#### RECORDED INFORMATION
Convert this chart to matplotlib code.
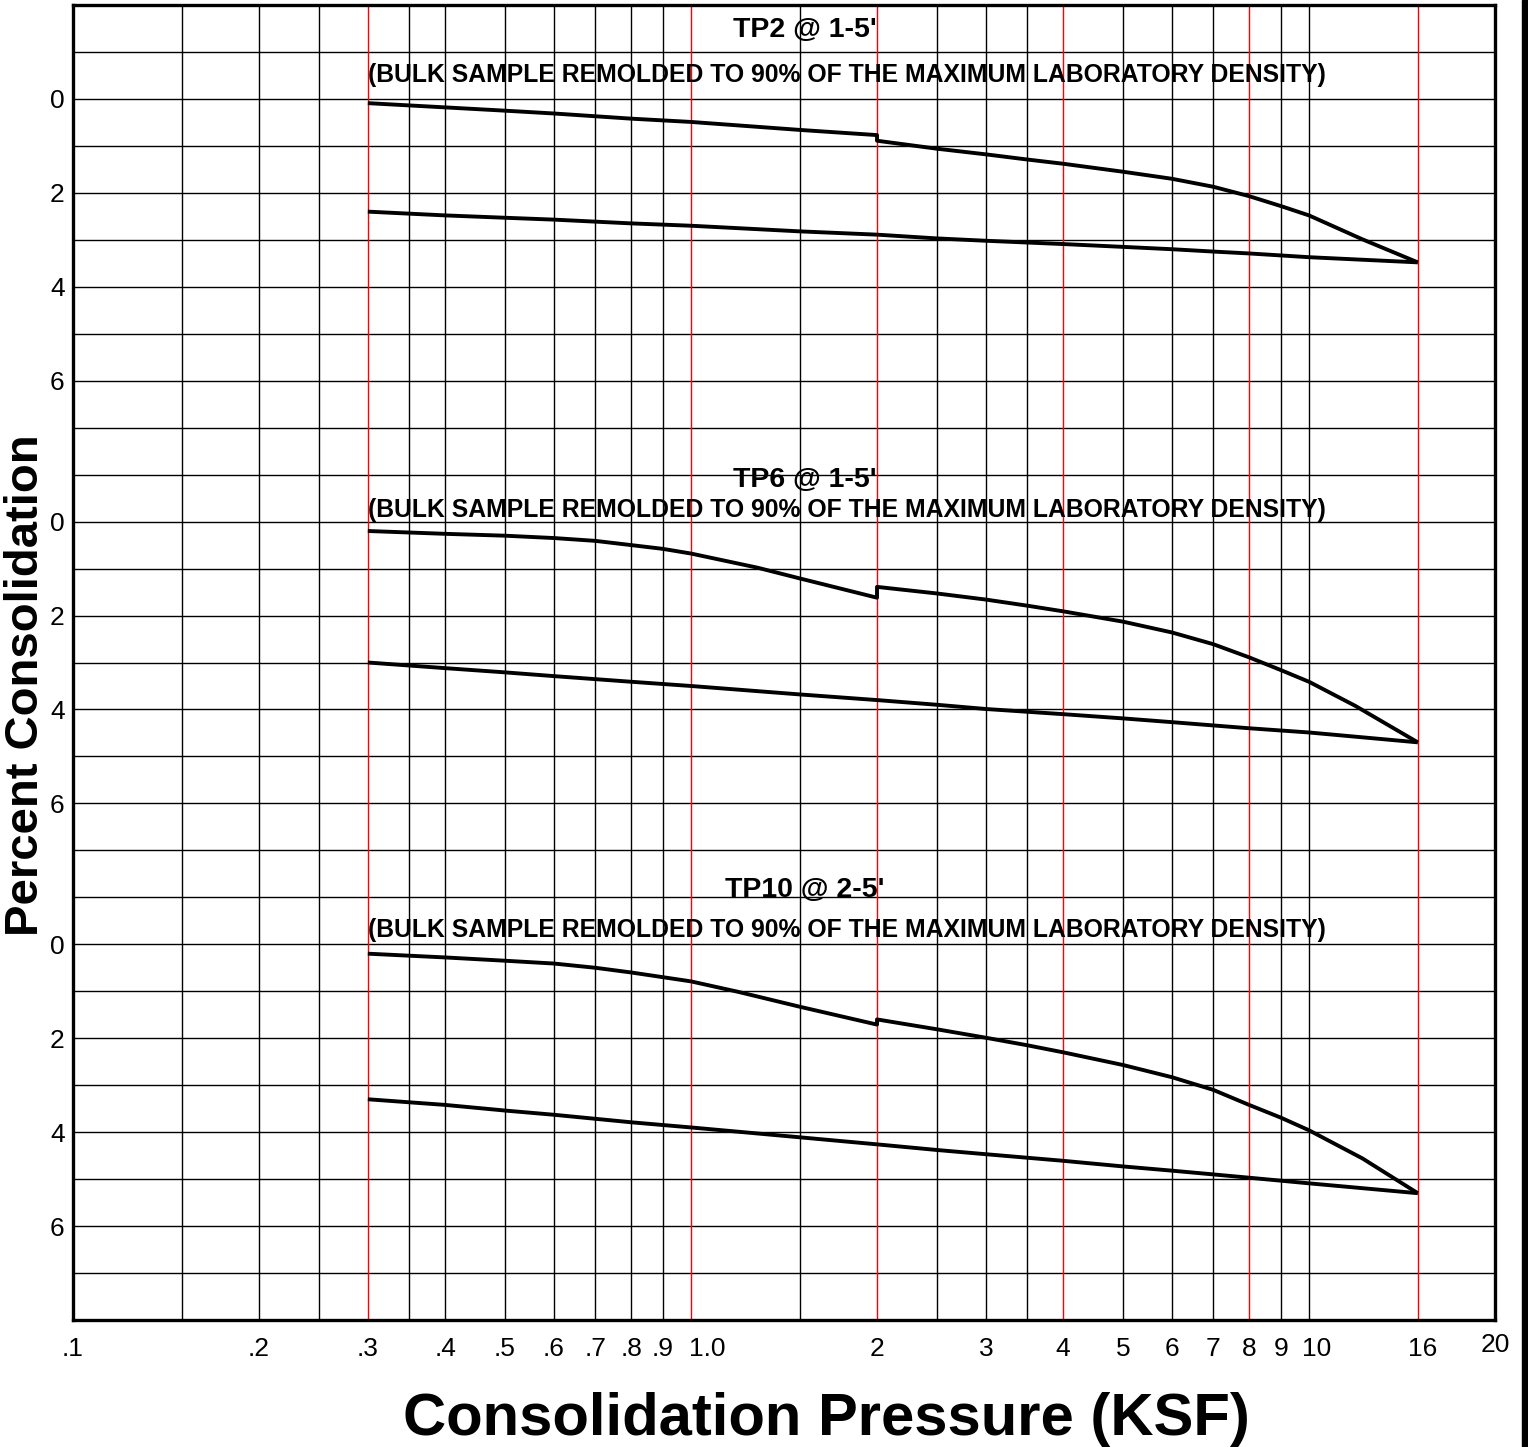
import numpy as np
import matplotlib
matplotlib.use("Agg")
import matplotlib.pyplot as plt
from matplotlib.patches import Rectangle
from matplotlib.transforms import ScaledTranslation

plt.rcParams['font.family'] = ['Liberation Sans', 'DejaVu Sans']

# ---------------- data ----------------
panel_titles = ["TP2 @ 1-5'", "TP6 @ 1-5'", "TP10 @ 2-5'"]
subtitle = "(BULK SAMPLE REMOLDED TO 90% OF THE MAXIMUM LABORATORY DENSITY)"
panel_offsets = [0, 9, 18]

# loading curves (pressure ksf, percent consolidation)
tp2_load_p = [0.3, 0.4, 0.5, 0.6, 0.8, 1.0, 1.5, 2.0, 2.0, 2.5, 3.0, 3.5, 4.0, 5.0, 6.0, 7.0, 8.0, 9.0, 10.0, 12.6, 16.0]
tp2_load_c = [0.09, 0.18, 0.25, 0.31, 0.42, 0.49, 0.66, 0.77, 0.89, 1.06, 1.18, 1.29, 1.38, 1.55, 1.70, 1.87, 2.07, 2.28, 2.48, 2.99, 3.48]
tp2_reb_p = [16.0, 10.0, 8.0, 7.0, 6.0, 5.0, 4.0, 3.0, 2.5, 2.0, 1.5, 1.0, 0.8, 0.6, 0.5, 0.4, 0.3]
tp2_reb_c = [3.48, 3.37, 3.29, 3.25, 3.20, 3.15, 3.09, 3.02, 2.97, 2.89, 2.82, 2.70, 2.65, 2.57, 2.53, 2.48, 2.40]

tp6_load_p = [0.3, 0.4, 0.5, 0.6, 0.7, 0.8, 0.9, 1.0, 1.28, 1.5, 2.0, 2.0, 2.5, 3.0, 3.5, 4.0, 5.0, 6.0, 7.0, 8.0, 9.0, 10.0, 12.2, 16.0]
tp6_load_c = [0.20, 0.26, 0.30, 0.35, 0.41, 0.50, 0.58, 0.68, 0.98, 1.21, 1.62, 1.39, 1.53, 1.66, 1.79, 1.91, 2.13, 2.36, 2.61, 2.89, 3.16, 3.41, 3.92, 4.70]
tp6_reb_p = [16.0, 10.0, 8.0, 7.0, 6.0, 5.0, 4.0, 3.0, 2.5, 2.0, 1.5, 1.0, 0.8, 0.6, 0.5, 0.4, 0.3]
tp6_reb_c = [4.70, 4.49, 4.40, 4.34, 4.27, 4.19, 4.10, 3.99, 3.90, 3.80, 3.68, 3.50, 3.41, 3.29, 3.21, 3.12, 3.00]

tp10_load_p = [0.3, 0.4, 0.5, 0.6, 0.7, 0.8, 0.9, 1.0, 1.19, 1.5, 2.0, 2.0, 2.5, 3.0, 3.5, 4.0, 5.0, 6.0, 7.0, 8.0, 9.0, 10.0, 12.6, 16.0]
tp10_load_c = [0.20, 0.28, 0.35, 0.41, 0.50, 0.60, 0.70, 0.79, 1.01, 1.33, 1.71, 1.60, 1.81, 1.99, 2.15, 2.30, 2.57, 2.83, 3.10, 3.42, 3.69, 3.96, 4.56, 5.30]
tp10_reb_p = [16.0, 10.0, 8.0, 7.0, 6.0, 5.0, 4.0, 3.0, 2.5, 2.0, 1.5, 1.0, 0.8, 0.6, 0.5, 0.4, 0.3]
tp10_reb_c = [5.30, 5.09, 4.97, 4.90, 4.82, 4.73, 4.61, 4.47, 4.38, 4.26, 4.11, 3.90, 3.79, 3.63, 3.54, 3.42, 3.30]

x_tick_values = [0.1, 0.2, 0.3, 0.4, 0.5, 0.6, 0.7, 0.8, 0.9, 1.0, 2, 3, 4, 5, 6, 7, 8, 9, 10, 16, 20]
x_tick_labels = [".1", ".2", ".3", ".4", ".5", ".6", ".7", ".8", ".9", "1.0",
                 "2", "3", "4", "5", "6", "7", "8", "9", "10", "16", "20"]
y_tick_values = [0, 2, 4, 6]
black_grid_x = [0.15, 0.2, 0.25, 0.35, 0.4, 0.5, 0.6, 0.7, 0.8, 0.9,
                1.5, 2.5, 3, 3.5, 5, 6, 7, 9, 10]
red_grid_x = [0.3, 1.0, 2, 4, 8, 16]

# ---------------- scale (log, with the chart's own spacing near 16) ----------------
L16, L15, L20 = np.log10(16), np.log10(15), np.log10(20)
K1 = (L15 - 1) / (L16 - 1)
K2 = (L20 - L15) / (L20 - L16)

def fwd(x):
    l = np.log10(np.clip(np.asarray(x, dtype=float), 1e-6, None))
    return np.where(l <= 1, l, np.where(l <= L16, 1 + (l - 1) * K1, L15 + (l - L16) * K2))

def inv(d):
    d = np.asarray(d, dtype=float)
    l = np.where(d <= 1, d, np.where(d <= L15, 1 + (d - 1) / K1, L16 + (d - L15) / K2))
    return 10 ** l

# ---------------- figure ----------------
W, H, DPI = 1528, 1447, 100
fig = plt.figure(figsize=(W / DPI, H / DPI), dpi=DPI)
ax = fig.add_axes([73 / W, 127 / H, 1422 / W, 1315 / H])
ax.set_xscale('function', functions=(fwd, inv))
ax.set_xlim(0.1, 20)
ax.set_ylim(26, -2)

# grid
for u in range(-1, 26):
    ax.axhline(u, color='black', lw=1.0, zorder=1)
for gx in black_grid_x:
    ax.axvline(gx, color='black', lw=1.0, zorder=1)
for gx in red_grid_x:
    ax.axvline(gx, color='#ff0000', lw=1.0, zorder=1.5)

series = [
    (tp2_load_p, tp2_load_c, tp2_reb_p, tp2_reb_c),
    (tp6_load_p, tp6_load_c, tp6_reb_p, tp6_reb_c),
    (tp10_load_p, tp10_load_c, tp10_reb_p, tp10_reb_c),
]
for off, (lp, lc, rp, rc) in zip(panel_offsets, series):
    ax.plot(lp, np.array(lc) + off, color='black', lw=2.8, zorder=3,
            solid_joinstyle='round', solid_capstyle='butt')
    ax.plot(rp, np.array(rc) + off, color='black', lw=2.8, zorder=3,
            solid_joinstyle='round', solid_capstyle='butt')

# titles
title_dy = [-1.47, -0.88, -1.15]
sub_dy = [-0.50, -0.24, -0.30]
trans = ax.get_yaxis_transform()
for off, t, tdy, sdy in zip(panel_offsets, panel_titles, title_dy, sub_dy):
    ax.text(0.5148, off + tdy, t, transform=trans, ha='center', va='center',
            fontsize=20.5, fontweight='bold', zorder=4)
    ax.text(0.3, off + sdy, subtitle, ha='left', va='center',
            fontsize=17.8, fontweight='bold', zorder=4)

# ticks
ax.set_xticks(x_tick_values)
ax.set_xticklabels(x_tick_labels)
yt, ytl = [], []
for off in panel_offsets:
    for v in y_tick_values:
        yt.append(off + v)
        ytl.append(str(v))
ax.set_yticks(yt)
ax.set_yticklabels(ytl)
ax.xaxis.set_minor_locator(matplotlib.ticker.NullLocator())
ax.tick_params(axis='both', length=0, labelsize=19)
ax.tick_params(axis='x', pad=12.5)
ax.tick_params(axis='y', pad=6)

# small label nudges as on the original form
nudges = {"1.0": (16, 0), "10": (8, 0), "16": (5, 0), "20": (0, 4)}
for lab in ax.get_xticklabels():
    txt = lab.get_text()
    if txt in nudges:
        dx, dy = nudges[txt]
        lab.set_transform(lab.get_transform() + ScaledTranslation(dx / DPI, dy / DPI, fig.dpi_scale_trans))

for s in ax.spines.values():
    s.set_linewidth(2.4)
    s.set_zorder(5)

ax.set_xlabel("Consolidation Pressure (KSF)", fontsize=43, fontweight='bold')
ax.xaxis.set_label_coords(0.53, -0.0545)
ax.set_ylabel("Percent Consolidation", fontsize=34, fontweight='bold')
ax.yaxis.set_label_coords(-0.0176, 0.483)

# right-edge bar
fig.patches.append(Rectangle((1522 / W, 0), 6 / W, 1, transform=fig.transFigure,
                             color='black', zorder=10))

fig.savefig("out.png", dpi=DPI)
########
**EXERCISE DESCRIPTION**
Repeat the listing above from its first line through the line that contains "panel_offsets = [0, 9, 18]", both included, and nothing more. Drop the pictures.

**FINISHED EXERCISE**
Convert this chart to matplotlib code.
import numpy as np
import matplotlib
matplotlib.use("Agg")
import matplotlib.pyplot as plt
from matplotlib.patches import Rectangle
from matplotlib.transforms import ScaledTranslation

plt.rcParams['font.family'] = ['Liberation Sans', 'DejaVu Sans']

# ---------------- data ----------------
panel_titles = ["TP2 @ 1-5'", "TP6 @ 1-5'", "TP10 @ 2-5'"]
subtitle = "(BULK SAMPLE REMOLDED TO 90% OF THE MAXIMUM LABORATORY DENSITY)"
panel_offsets = [0, 9, 18]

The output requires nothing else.